Taxpayers, mainland nonprofits, and universities are excluded from benefits because the program is geographically limited to Hawaii, so federal conservation funds won’t support broader regional or mainland efforts.
Underfunded local governments and nonprofits may struggle to complete projects because the federal cost‑share cap (typically 75%) plus a requirement that funds supplement (not supplant) existing funding make financing large projects harder.
Small applicants and community groups could face delays and higher compliance costs due to administrative requirements (annual priorities, ranking criteria, RFPs, recusal rules) and reporting obligations, making access harder for less‑resourced organizations.
Based on analysis of 5 sections of legislative text.
Creates a federally administered Hawaii grant program to fund native species conservation projects and authorizes $30M/year for 10 years.
Official title: Establish a competitive grant program to support the conservation and recovery of native plant, fungi, and animal species in the State of Hawaii, and for other purposes.

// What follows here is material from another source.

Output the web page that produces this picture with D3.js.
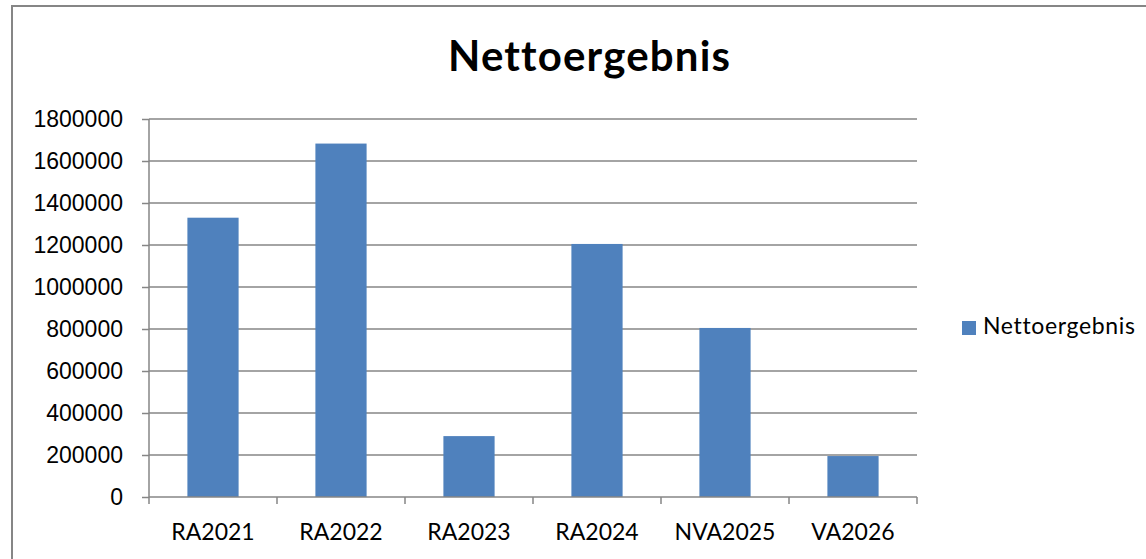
<!DOCTYPE html>
<html lang="de">
<head>
<meta charset="UTF-8">
<script src="https://d3js.org/d3.v7.min.js"></script>
<title>Nettoergebnis</title>
<style>
    body { margin: 0; background: #fff; }
    svg { display: block; font-family: Lato, "Open Sans", sans-serif; font-variant-ligatures: none; }
    .axis text { font-size: 23px; fill: #000; }
</style>
</head>
<body>
<div id="chart"></div>
<script>
    // data
    const categories = ["RA2021", "RA2022", "RA2023", "RA2024", "NVA2025", "VA2026"];
    const values = [1330000, 1683000, 290000, 1205000, 805000, 195000];
    const yTicks = [0, 200000, 400000, 600000, 800000, 1000000, 1200000, 1400000, 1600000, 1800000];
    const seriesName = "Nettoergebnis";

    const width = 1146, height = 559;
    const plot = { left: 149, right: 917, top: 119, bottom: 497 };
    const gray = "#868686";

    const svg = d3.select("#chart").append("svg")
        .attr("width", width)
        .attr("height", height);

    // chart frame
    svg.append("rect")
        .attr("x", 12).attr("y", 6)
        .attr("width", 1200).attr("height", 600)
        .attr("fill", "none")
        .attr("stroke", gray)
        .attr("stroke-width", 2);

    const x = d3.scaleBand()
        .domain(categories)
        .range([plot.left, plot.right])
        .paddingInner(0.6)
        .paddingOuter(0.3);

    const y = d3.scaleLinear()
        .domain([0, 1800000])
        .range([plot.bottom, plot.top]);

    // gridlines
    svg.append("g")
        .selectAll("line")
        .data(yTicks.slice(1))
        .join("line")
        .attr("x1", plot.left).attr("x2", plot.right)
        .attr("y1", d => y(d)).attr("y2", d => y(d))
        .attr("stroke", gray)
        .attr("stroke-width", 1.5);

    // bars
    svg.append("g")
        .selectAll("rect")
        .data(values)
        .join("rect")
        .attr("x", (d, i) => x(categories[i]))
        .attr("width", x.bandwidth())
        .attr("y", d => y(d))
        .attr("height", d => y(0) - y(d))
        .attr("fill", "#4F81BD");

    // y axis
    const yAxis = svg.append("g")
        .attr("class", "axis")
        .attr("transform", `translate(${plot.left},0)`)
        .call(d3.axisLeft(y).tickValues(yTicks).tickFormat(d3.format("d")).tickSize(7).tickPadding(19));
    yAxis.selectAll("line, path").attr("stroke", gray).attr("stroke-width", 1.5);
    yAxis.select("path").attr("d", `M0,${plot.top}V${plot.bottom}`);

    // x axis with ticks between categories
    const xAxis = svg.append("g")
        .attr("class", "axis")
        .attr("transform", `translate(0,${plot.bottom})`);
    xAxis.append("line")
        .attr("x1", plot.left).attr("x2", plot.right)
        .attr("stroke", gray).attr("stroke-width", 1.5);
    const step = x.step();
    xAxis.selectAll("line.tick")
        .data(d3.range(categories.length + 1))
        .join("line")
        .attr("class", "tick")
        .attr("x1", i => plot.left + i * step)
        .attr("x2", i => plot.left + i * step)
        .attr("y1", 0).attr("y2", 7)
        .attr("stroke", gray).attr("stroke-width", 1.5);
    xAxis.selectAll("text")
        .data(categories)
        .join("text")
        .attr("x", d => x(d) + x.bandwidth() / 2)
        .attr("y", 43)
        .attr("text-anchor", "middle")
        .text(d => d);

    // title
    svg.append("text")
        .attr("x", 589).attr("y", 71)
        .attr("text-anchor", "middle")
        .attr("font-size", 42)
        .attr("font-weight", "bold")
        .attr("textLength", 282)
        .attr("lengthAdjust", "spacing")
        .text(seriesName);

    // legend
    const legend = svg.append("g").attr("transform", "translate(962,321)");
    legend.append("rect")
        .attr("width", 14).attr("height", 14)
        .attr("fill", "#4F81BD");
    legend.append("text")
        .attr("x", 21).attr("y", 13)
        .attr("font-size", 23)
        .attr("textLength", 152)
        .attr("lengthAdjust", "spacing")
        .text(seriesName);
</script>
</body>
</html>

Introduced March 5, 2025 by Brian Emanuel Schatz · Last progress March 5, 2025
Creates a federal grant program to fund conservation, recovery, and invasive-species work for plant, fungal, and animal species native to Hawaii. The Interior Department (through USFWS) must stand up a Hawaii Native Species Conservation and Recovery Grant Program, set annual priorities in coordination with federal and state agencies and stakeholders, fund eligible Hawaii entities with grants and microgrants, require typical federal cost‑sharing (with exceptions), report to Congress annually, and has a 10‑year authorization at $30 million per year (with up to 5% for administration).